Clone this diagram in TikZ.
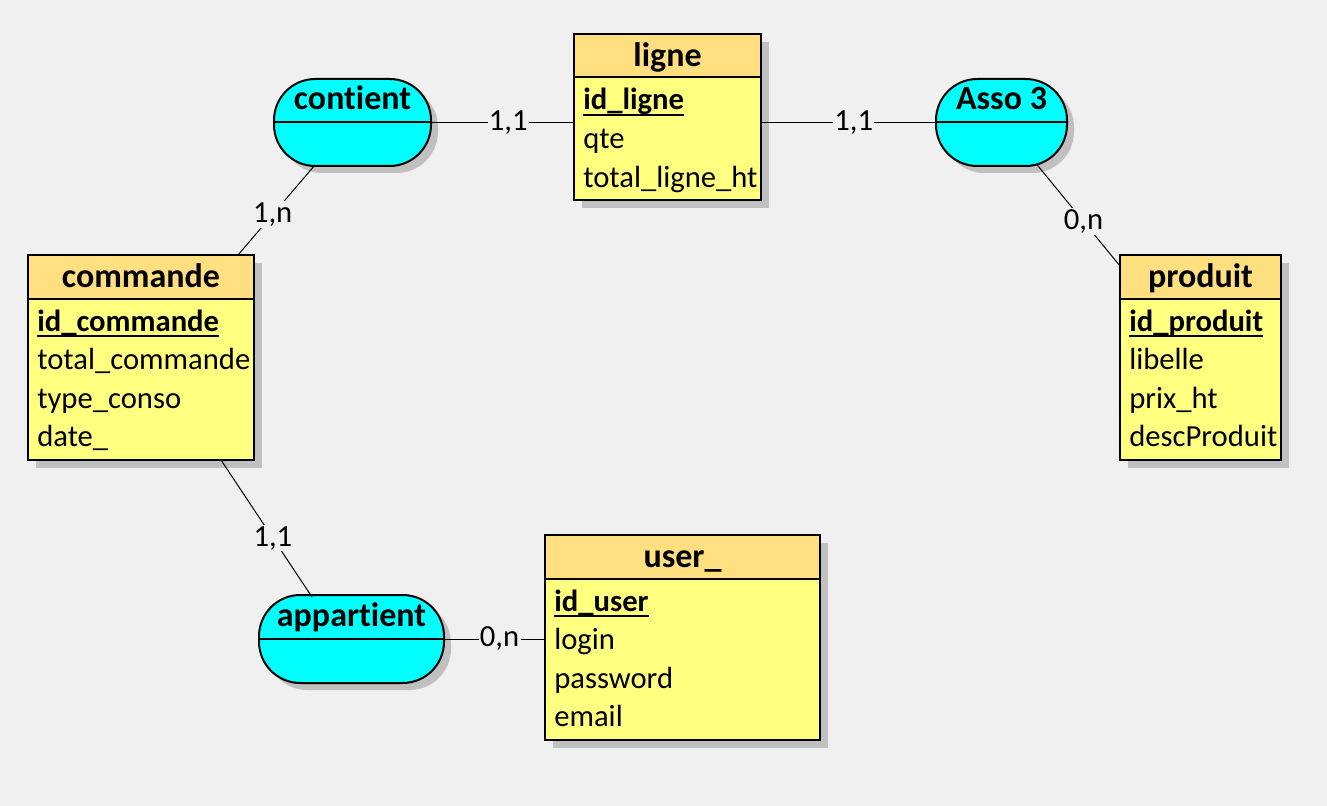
\documentclass[tikz,border=0pt]{standalone}
\usepackage{fontspec}
\setmainfont{Carlito}[Ligatures={NoCommon}]
\usetikzlibrary{calc}
\definecolor{bgc}{RGB}{240,240,240}
\definecolor{headc}{RGB}{255,223,128}
\definecolor{bodyc}{RGB}{255,255,128}
\definecolor{assocc}{RGB}{0,255,255}
\definecolor{shadowc}{RGB}{192,192,192}
\newcommand\keyattr[1]{\setbox0\hbox{#1}\rlap{\rule[-4.5pt]{\wd0}{1.5pt}}\box0}
\newcommand\mcdentity[6]{%
  \fill[shadowc] (#2+8,#3+8) rectangle (#4+8,#5+8);
  \node[entbody, minimum width={(#4-#2)*0.75pt}, minimum height={(#5-#3)*0.75pt}] (#1) at ({(#2+#4)/2},{(#3+#5)/2}) {};
  \draw[entline, fill=headc] (#1.north west) rectangle ($(#1.north east)+(0,43.5)$);
  \node[enttitle] (#1-t) at ($(#1.north)+(0,32.5)$) {#6};
}
\newcommand\mcdassoc[6]{%
  \fill[shadowc, rounded corners=31pt] (#2+7,#3+7) rectangle (#4+7,#5+7);
  \node[assocbox, minimum width={(#4-#2)*0.75pt}, minimum height={(#5-#3)*0.75pt}] (#1) at ({(#2+#4)/2},{(#3+#5)/2}) {};
  \draw[entline] (#1.west) -- (#1.east);
  \node[enttitle] (#1-t) at ($(#1.north)+(0,31)$) {#6};
}
\newcommand\mcdattr[4]{% entity, index, row, text
  \node[attr] (#1-a#2) at ($(#1.north west)+(9,{76+38.5*#3})$) {#4};
}
\tikzset{
  entline/.style={draw=black, line width=1.5pt},
  entbody/.style={entline, fill=bodyc, rectangle, inner sep=0pt, outer sep=0pt},
  assocbox/.style={entline, fill=assocc, rectangle, rounded corners=31pt, inner sep=0pt, outer sep=0pt},
  enttitle/.style={anchor=base, inner sep=0pt, font=\fontsize{25.5}{30}\selectfont\bfseries},
  attr/.style={anchor=base west, inner sep=0pt, font=\fontsize{23}{27}\selectfont},
  link/.style={draw=black, line width=0.75pt},
  card/.style={fill=bgc, inner sep=1pt, font=\fontsize{23}{27}\selectfont},
}
\begin{document}
\begin{tikzpicture}[x=0.75pt, y=-0.75pt]
\fill[bgc] (0,0) rectangle (1327,806);
\useasboundingbox (0,0) rectangle (1327,806);

% entities
\mcdentity{ligne}{574}{34}{761}{200}{ligne}
\mcdattr{ligne}{1}{0}{\keyattr{\bfseries id\_ligne}}
\mcdattr{ligne}{2}{1}{qte}
\mcdattr{ligne}{3}{2}{total\_ligne\_ht}

\mcdentity{commande}{28}{255}{254}{460}{commande}
\mcdattr{commande}{1}{0}{\keyattr{\bfseries id\_commande}}
\mcdattr{commande}{2}{1}{total\_commande}
\mcdattr{commande}{3}{2}{type\_conso}
\mcdattr{commande}{4}{3}{date\_}

\mcdentity{produit}{1120}{255}{1281}{460}{produit}
\mcdattr{produit}{1}{0}{\keyattr{\bfseries id\_produit}}
\mcdattr{produit}{2}{1}{libelle}
\mcdattr{produit}{3}{2}{prix\_ht}
\mcdattr{produit}{4}{3}{descProduit}

\mcdentity{user}{545}{535}{820}{740}{user\_}
\mcdattr{user}{1}{0}{\keyattr{\bfseries id\_user}}
\mcdattr{user}{2}{1}{login}
\mcdattr{user}{3}{2}{password}
\mcdattr{user}{4}{3}{email}

% associations
\mcdassoc{contient}{274}{79}{431}{166}{cont\kern0pt ient}
\mcdassoc{asso}{936}{79}{1067}{166}{Asso 3}
\mcdassoc{appartient}{259}{595}{444}{683}{appart\kern0pt ient}

% connectors
\draw[link] (contient.east) -- node[card, pos=0.54] (c1) {1,1} (contient.east -| ligne.west);
\draw[link] (asso.west -| ligne.east) -- node[card, pos=0.53] (c2) {1,1} (asso.west);
\draw[link] ($(asso.south)+(35.5,-1.3)$) -- node[card, pos=0.56] (c3) {0,n} ($(produit.north west)+(0,11)$);
\draw[link] ($(contient.south)+(-37.5,-1)$) -- node[card, pos=0.55] (c4) {1,n} ($(commande.north)+(97,0)$);
\draw[link] ($(commande.south)+(80,0)$) -- node[card, pos=0.57] (c5) {1,1} ($(appartient.north)+(-39.5,2)$);
\draw[link] (appartient.east) -- node[card, pos=0.55] (c6) {0,n} (appartient.east -| user.west);
\end{tikzpicture}
\end{document}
== == ==
* TASK TO COMPLETE: Repeat the material above verbatim, with no pictures in the output.

* REPLY TO THE TASK:
Clone this diagram in TikZ.
\documentclass[tikz,border=0pt]{standalone}
\usepackage{fontspec}
\setmainfont{Carlito}[Ligatures={NoCommon}]
\usetikzlibrary{calc}
\definecolor{bgc}{RGB}{240,240,240}
\definecolor{headc}{RGB}{255,223,128}
\definecolor{bodyc}{RGB}{255,255,128}
\definecolor{assocc}{RGB}{0,255,255}
\definecolor{shadowc}{RGB}{192,192,192}
\newcommand\keyattr[1]{\setbox0\hbox{#1}\rlap{\rule[-4.5pt]{\wd0}{1.5pt}}\box0}
\newcommand\mcdentity[6]{%
  \fill[shadowc] (#2+8,#3+8) rectangle (#4+8,#5+8);
  \node[entbody, minimum width={(#4-#2)*0.75pt}, minimum height={(#5-#3)*0.75pt}] (#1) at ({(#2+#4)/2},{(#3+#5)/2}) {};
  \draw[entline, fill=headc] (#1.north west) rectangle ($(#1.north east)+(0,43.5)$);
  \node[enttitle] (#1-t) at ($(#1.north)+(0,32.5)$) {#6};
}
\newcommand\mcdassoc[6]{%
  \fill[shadowc, rounded corners=31pt] (#2+7,#3+7) rectangle (#4+7,#5+7);
  \node[assocbox, minimum width={(#4-#2)*0.75pt}, minimum height={(#5-#3)*0.75pt}] (#1) at ({(#2+#4)/2},{(#3+#5)/2}) {};
  \draw[entline] (#1.west) -- (#1.east);
  \node[enttitle] (#1-t) at ($(#1.north)+(0,31)$) {#6};
}
\newcommand\mcdattr[4]{% entity, index, row, text
  \node[attr] (#1-a#2) at ($(#1.north west)+(9,{76+38.5*#3})$) {#4};
}
\tikzset{
  entline/.style={draw=black, line width=1.5pt},
  entbody/.style={entline, fill=bodyc, rectangle, inner sep=0pt, outer sep=0pt},
  assocbox/.style={entline, fill=assocc, rectangle, rounded corners=31pt, inner sep=0pt, outer sep=0pt},
  enttitle/.style={anchor=base, inner sep=0pt, font=\fontsize{25.5}{30}\selectfont\bfseries},
  attr/.style={anchor=base west, inner sep=0pt, font=\fontsize{23}{27}\selectfont},
  link/.style={draw=black, line width=0.75pt},
  card/.style={fill=bgc, inner sep=1pt, font=\fontsize{23}{27}\selectfont},
}
\begin{document}
\begin{tikzpicture}[x=0.75pt, y=-0.75pt]
\fill[bgc] (0,0) rectangle (1327,806);
\useasboundingbox (0,0) rectangle (1327,806);

% entities
\mcdentity{ligne}{574}{34}{761}{200}{ligne}
\mcdattr{ligne}{1}{0}{\keyattr{\bfseries id\_ligne}}
\mcdattr{ligne}{2}{1}{qte}
\mcdattr{ligne}{3}{2}{total\_ligne\_ht}

\mcdentity{commande}{28}{255}{254}{460}{commande}
\mcdattr{commande}{1}{0}{\keyattr{\bfseries id\_commande}}
\mcdattr{commande}{2}{1}{total\_commande}
\mcdattr{commande}{3}{2}{type\_conso}
\mcdattr{commande}{4}{3}{date\_}

\mcdentity{produit}{1120}{255}{1281}{460}{produit}
\mcdattr{produit}{1}{0}{\keyattr{\bfseries id\_produit}}
\mcdattr{produit}{2}{1}{libelle}
\mcdattr{produit}{3}{2}{prix\_ht}
\mcdattr{produit}{4}{3}{descProduit}

\mcdentity{user}{545}{535}{820}{740}{user\_}
\mcdattr{user}{1}{0}{\keyattr{\bfseries id\_user}}
\mcdattr{user}{2}{1}{login}
\mcdattr{user}{3}{2}{password}
\mcdattr{user}{4}{3}{email}

% associations
\mcdassoc{contient}{274}{79}{431}{166}{cont\kern0pt ient}
\mcdassoc{asso}{936}{79}{1067}{166}{Asso 3}
\mcdassoc{appartient}{259}{595}{444}{683}{appart\kern0pt ient}

% connectors
\draw[link] (contient.east) -- node[card, pos=0.54] (c1) {1,1} (contient.east -| ligne.west);
\draw[link] (asso.west -| ligne.east) -- node[card, pos=0.53] (c2) {1,1} (asso.west);
\draw[link] ($(asso.south)+(35.5,-1.3)$) -- node[card, pos=0.56] (c3) {0,n} ($(produit.north west)+(0,11)$);
\draw[link] ($(contient.south)+(-37.5,-1)$) -- node[card, pos=0.55] (c4) {1,n} ($(commande.north)+(97,0)$);
\draw[link] ($(commande.south)+(80,0)$) -- node[card, pos=0.57] (c5) {1,1} ($(appartient.north)+(-39.5,2)$);
\draw[link] (appartient.east) -- node[card, pos=0.55] (c6) {0,n} (appartient.east -| user.west);
\end{tikzpicture}
\end{document}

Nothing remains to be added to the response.